Public healthAre tighter EPA controls on mercury pollution worth it?

By Noelle Eckley Selin and Amanda Giang

Published 10 February 2016

Over 300,000 babies every year are born in the United States with levels of mercury that put them at risk of neurological and developmental problems. How much would you be willing to spend to reduce this number? This might seem like an abstract question, but the judgments regulators make on this question can determine whether or not a proposed regulation survives challenges in court. This was a key question addressed when the Mercury and Air Toxics Standards (MATS) was reviewed by the Supreme Court. In a 5-4 vote in June 2015, the Supreme Court held that the EPA should have considered costs when deciding to regulate mercury. Research suggests that including a larger set of health effects of high levels of mercury – namely, both IQ and heart attacks – and the impact on specific populations could lead to mercury-related benefits estimates that are orders of magnitude larger than those reported by the EPA. Regardless of the approach used to weigh advantages and disadvantages of policy, the research is now clear: the benefits of MATS are substantial.

Over 300,000 babies every year are born in the United States with levels of mercury that put them at risk of neurological and developmental problems. How much would you be willing to spend to reduce this number?

This might seem like an abstract question, but the judgments regulators make on this question can determine whether or not a proposed regulation survives challenges in court.

Regulation is an issue on the presidential campaign trail as well, with a number of candidates arguing that tighter environmental rules will strangle the economy and deliver few benefits.

One regulation at stake is an Environmental Protection Agency (EPA) proposal to control mercury emissions from power plants under the Clean Air Act, through the Mercury and Air Toxics Standards (MATS) issued in 2013, which remains in effect after a Supreme Court ruling last year challenged aspects of the decision to regulate.

We’ve done research to quantify the economic impacts from better public health of proposed mercury rules and found the benefits are substantial – on the order of billions of dollars per year, with significant improvements for at-risk populations.

Supreme Court versus EPA
Mercury is a global environmental pollutant.

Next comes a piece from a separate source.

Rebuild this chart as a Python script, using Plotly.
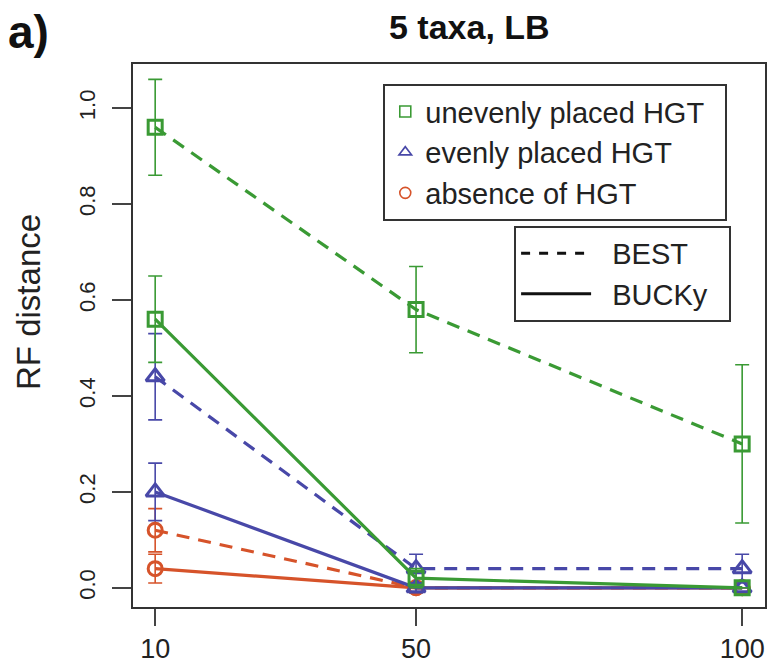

In its most toxic form, methylmercury, it bioaccumulates in fish, posing risks of health effects such as cognitive and behavioral impacts and cardiovascular damage in people who consume fish.

Mercury that contaminates fish comes from ongoing as well as historical human activities – primarily, burning coal in power plants as well as mining.

Mercury can travel long distances through the air before it deposits in aquatic ecosystems, so mercury emitted anywhere in the world can reach the U.S. This means that U.S. fish consumers are affected by both domestic mercury emissions, which contaminate nearby waterways, and global sources, which can travel across borders to affect oceans and watersheds worldwide.

In the United States, many sources of mercury emissions have already been regulated, and domestic emissions have decreased substantially in the past few decades. The largest remaining domestic source is emission from coal-fired power generation. Worldwide, mercury is the subject of a recent global environmental treaty, named the Minamata Convention after a city in Japan where methylmercury poisoning was first identified decades ago.